А что, если вместо дуэли провести пресс-конференцию на тему: 0 доблести, о подвигах, о славе; на тему – чем больше женщину мы больше, тем меньше мы поменьше ей; но кроме шуток, за измену можно убить! можно так убить, убить и все! можно убить и ещё раз убить! а можно и не убивать, не убивать и всё. А ведь ревность – это орган, у этого органа есть усики и рожки, этот орган расположен между сердцем и желудком, и когда сосет под ложечкой и стреляет в ухе, этот орган ещё спит: и усики и рожки; и даже когда горло болит – это не ревность, и когда сердце – тоже нет, и голова, и нога – это все не то, этот орган даже не омывается кровью, не выполняет ни одной полезной функции, в нем нет ни грамма серого вещества, но он материальный этот орган! его можно наблюдать по ночам, даже на вокзале, в привокзальном буфете, ворочаясь между сердцем и желудком, он так ударяет в голову этот омерзительный орган, что все подробности всплывают у стойки, в этом органе есть специальный мешочек для обсасывания деталей, этот мешочек не чистоплотный, грязный, серый, но железный, как железо, и нежелезный, как нервы.
Женщинам нельзя поднимать тяжести, а мужчинам можно, собакам нельзя есть сладкое, а людям можно, птицам нельзя орать по утрам, а детям можно, и клетку с птицей можно закрыть тряпочкой, а кроватку с ребёнком нельзя.
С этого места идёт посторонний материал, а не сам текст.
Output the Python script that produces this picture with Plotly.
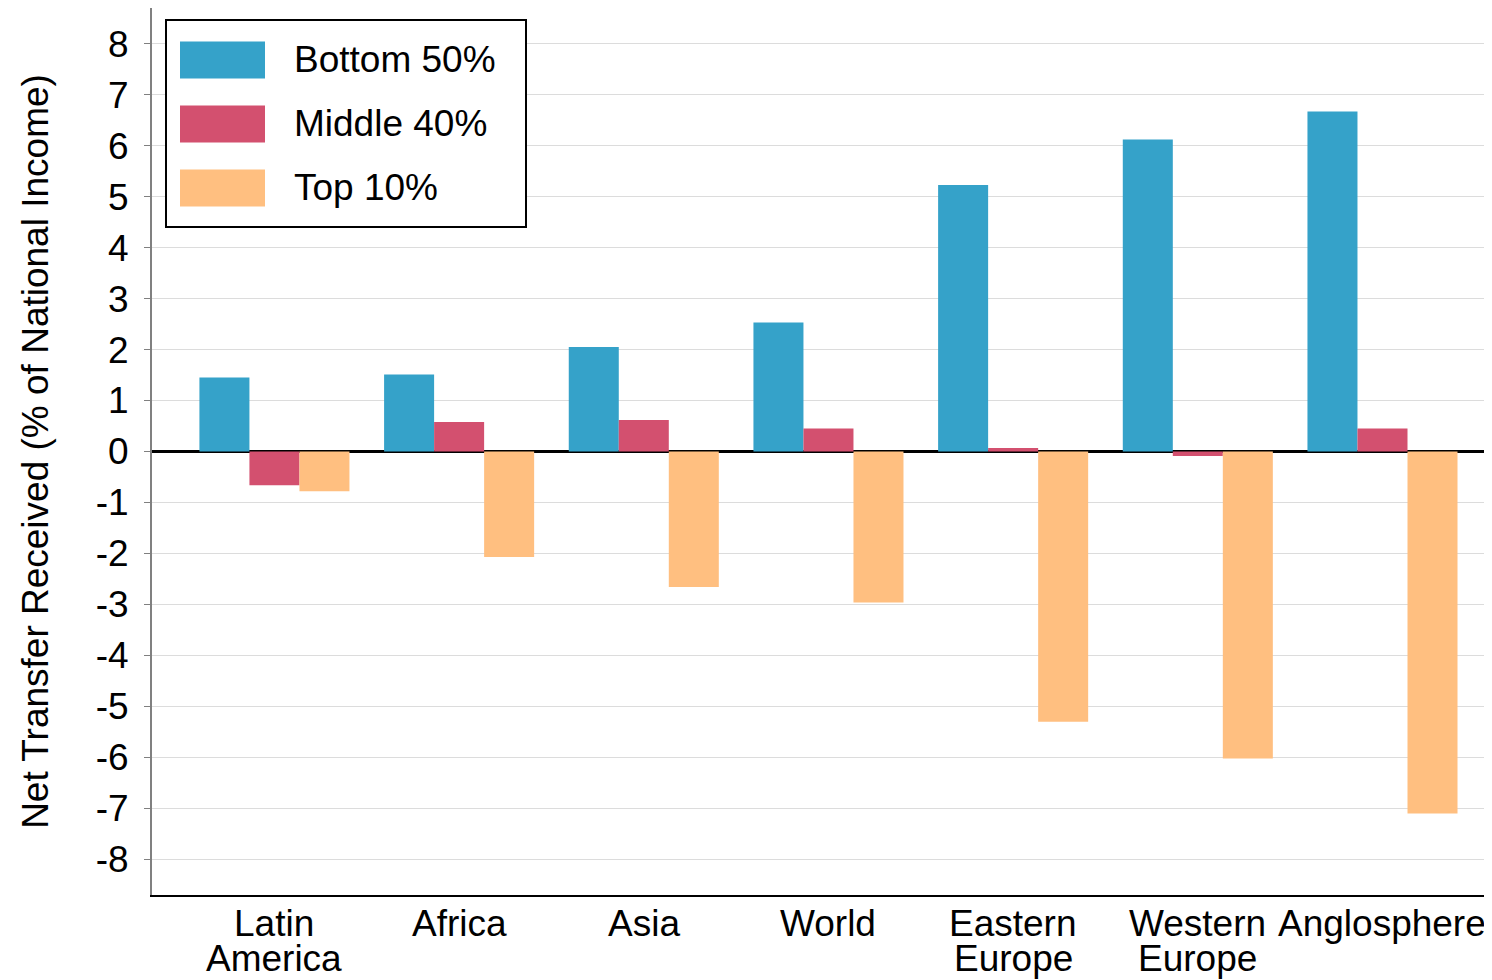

Потому что дети профессионально орут, а женщины профессионально носят пушинки, а мужчины – булыжники, и с древнейших времён произошло распределение профессий: кому что можно и кому что нельзя. И есть даже такие профессии, на которые люди согласны. Условно и профессионально. Сниматься голыми в кино – профессионально, сидеть без денег – условно.
Киса любила Александра Сергеевича безусловно, но если бы он был Пушкин, она бы любила его ещё больше. Он был мужем. И если это можно назвать профессией, то он, безусловно, был профессионалом. Даже когда он не мог уже выносить Кису как муж, и готов был застрелиться как человек, он оставался мужем до конца, он оставался профессионалом. Всё-таки Пушкин был поэтом, но не мужем. На кого он оставил жену! на другого мужа! а детей! на кого он оставил детей! Нет, Александр Сергеевич Пушкин был поэтом, а вот Александр Сергеевич – был мужем. Хотя кто знает, может, А.С. Пушкин был и мужем, и отцом, и поэтом, может, он был – наше всё. А вот Александр Сергеевич не был отцом. Не был поэтом. И даже не был мужем, в том смысле, в котором был Пушкин, то есть на дуэли бы не погиб. Но зато Александр Сергеевич был не третьим мужем, а вторым, и имя у него было как у Пушкина – Александр Сергеевич, и он никогда не был мужем сестры, потому что у Кисы не было сестры, он был профессиональным мужем. И даже когда он как человек, Александр Сергеевич, не выносил Кису как человека, он оставался мужем, И даже когда он как мужчина ненавидел Кису как женщину, он оставался профессионалом. И когда он как любовник обожал Кису как любовницу, он был профессионалом.